● **Problem to solve**
Transcribe the lines from the start of the data below through the line with "var seriesNames = ['하이브리드차', '순수전기차'];", word for word and nothing more.

>> START Data section

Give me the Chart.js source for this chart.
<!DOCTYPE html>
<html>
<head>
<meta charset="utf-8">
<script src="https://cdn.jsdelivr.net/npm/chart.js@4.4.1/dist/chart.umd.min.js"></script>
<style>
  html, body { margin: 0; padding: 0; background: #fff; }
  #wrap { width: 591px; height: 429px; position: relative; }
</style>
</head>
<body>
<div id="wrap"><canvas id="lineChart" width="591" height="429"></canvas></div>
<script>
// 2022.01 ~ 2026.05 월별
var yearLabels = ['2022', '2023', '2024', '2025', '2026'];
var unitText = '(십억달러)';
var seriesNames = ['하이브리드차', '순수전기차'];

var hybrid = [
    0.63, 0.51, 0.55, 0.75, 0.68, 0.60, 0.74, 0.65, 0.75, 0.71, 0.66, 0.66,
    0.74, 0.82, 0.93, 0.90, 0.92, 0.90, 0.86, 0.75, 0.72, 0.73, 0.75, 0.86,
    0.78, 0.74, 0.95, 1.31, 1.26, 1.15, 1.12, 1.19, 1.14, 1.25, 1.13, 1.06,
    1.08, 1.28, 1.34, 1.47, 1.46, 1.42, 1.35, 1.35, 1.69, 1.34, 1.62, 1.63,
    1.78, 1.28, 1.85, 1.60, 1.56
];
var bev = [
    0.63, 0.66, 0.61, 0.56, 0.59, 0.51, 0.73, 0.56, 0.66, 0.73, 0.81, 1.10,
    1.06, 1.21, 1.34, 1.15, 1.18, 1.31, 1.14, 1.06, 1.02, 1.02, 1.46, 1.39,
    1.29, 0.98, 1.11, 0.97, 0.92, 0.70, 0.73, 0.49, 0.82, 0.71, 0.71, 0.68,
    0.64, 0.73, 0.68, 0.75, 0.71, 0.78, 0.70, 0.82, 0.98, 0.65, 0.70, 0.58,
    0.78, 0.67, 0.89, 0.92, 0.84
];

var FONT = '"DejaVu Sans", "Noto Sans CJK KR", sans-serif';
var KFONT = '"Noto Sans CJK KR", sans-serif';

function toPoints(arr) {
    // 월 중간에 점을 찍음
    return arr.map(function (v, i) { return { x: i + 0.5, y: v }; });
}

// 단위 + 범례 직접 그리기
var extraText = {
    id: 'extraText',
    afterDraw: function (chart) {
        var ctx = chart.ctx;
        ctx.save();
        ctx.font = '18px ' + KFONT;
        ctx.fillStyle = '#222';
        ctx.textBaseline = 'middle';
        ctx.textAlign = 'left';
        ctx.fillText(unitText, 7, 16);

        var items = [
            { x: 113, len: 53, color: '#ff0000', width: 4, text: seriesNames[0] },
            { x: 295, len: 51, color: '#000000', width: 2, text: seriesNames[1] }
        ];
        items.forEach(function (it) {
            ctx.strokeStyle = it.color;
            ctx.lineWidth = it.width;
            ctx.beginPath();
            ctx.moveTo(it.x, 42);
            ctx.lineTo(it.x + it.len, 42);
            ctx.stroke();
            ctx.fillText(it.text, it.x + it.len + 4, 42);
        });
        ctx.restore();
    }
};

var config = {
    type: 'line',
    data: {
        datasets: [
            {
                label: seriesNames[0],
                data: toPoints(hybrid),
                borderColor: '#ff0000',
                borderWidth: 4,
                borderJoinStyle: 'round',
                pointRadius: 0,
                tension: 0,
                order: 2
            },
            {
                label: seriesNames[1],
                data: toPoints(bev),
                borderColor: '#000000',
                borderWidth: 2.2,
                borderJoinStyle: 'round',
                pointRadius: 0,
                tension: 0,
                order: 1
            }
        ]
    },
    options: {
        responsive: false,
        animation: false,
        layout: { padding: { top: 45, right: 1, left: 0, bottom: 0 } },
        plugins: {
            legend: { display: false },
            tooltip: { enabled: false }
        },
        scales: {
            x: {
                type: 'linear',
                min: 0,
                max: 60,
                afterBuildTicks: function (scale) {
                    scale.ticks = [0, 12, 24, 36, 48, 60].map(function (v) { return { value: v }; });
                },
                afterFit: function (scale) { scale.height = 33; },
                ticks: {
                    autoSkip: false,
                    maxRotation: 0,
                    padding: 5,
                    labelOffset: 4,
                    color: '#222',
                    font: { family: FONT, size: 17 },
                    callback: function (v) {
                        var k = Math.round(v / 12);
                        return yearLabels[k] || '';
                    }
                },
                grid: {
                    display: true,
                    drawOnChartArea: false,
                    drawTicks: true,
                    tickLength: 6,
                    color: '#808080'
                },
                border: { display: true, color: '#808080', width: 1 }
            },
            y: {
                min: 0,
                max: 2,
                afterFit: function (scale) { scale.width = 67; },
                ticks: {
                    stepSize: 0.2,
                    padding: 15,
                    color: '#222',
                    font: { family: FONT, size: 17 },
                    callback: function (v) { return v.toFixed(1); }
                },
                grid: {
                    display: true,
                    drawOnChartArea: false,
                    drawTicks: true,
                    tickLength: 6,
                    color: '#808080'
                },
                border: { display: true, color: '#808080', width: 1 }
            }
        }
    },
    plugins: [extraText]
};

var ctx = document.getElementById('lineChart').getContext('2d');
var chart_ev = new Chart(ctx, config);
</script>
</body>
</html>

>> END Data section

● **Result for this task**
Give me the Chart.js source for this chart.
<!DOCTYPE html>
<html>
<head>
<meta charset="utf-8">
<script src="https://cdn.jsdelivr.net/npm/chart.js@4.4.1/dist/chart.umd.min.js"></script>
<style>
  html, body { margin: 0; padding: 0; background: #fff; }
  #wrap { width: 591px; height: 429px; position: relative; }
</style>
</head>
<body>
<div id="wrap"><canvas id="lineChart" width="591" height="429"></canvas></div>
<script>
// 2022.01 ~ 2026.05 월별
var yearLabels = ['2022', '2023', '2024', '2025', '2026'];
var unitText = '(십억달러)';
var seriesNames = ['하이브리드차', '순수전기차'];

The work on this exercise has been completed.